Company X has four different classes of shares on issue.
Company Y
Company Y is a wholly-owned subsidiary of Company X
At the time of the proposed demerger, Company Y's share structure will mirror those of Company X.
All of the shares currently on issue in Company Y are post-CGT.
Proposed demerger of Company Y from Company X
Company X proposed to undertake a restructure under which 100% of its shareholding in Company Y will be distributed to the holders of shares in Company X.
Under the proposal, the owners of shares in Company X will receive shares in Company Y (and nothing else) in the same proportion to their existing shareholding of ordinary and other classes of shares in Company Y.
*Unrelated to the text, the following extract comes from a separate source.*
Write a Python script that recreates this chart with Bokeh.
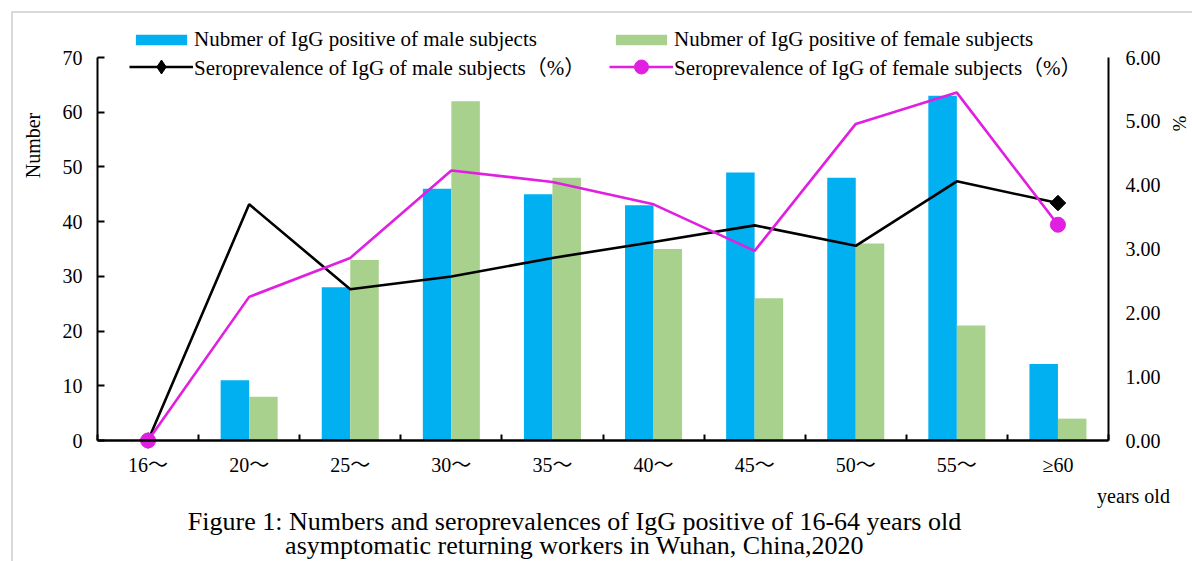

Accounting for the proposed demerger
The dividend and return of capital will be satisfied by an in-specie transfer of all of the shares in Company Y to the Company X Shareholders.
The dividend will be debited to the retained profits of Company X.
The return of capital will be debited to the share capital account of Company X.
Each account will be debited for an amount equal to the proportion of the market value of Company Y to the market value of Company X multiplied by the balance of the relevant account.
Under the proposed transaction, each of the Company X Shareholders will receive shares in Company Y in proportion to the market value of their current shareholdings in Company X, as determined by an independent market valuation prepared at the time of the demerger.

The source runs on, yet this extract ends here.